The need for life-of-project agreements was a key feature of AREEA’s submission to the 2015 Productivity Commission review of Australia’s workplace relations system. This proposal was recommended by the Productivity Commission in its final report to government:
“The Australian Government should amend s. 186(5) of the Fair Work Act 2009 (Cth) to allow an enterprise agreement to specify a nominal expiry date that…matches the life of a greenfields project.” (Recommendation 20.4, Volume 1, page 59).
More recently, in a 2018 survey of resources and energy employers, 89% agreed life-of-project agreements would significantly reduce Australia’s industrial relations risk profile. One energy sector executive specifically commented:
“Life-of-project employment agreements would create a level of certainty, particularly toward the end of a construction project. In the recent past we’ve seen projects with only 6-12 months left until completion heading into a negotiation period and then subject to the threat of protected industrial action.” (The New Horizon, AREEA, page 37).
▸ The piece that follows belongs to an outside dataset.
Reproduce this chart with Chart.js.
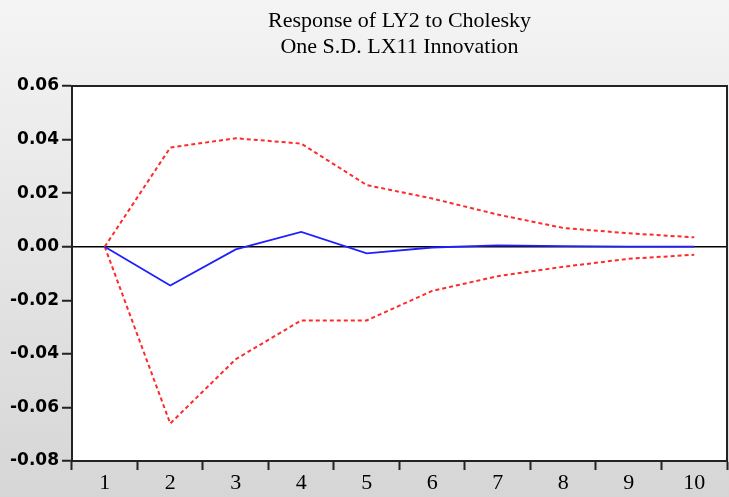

The national opportunity cost of the current system, which allows projects often worth tens of billions of dollars to be exposed to mid-project industrial action, has been significant.
Nation-building resources and energy projects often have lead-times of up to a decade, and take on average seven years to build. Certainty around cost and timing is the most critical element to ensuring such projects go ahead.
For this reason, life-of-project agreements are critical for Australia to secure the next wave of resources and energy projects. This is a position AREEA has gathered some support for within the Coalition in recent years, notwithstanding lack of a legislative fix to date.
We welcome Bill Shorten’s announcement today, which indicates that whichever party forms government following this Saturday’s Federal Election, there should be bipartisan support for life-of-project construction agreements in the 46th Parliament of Australia.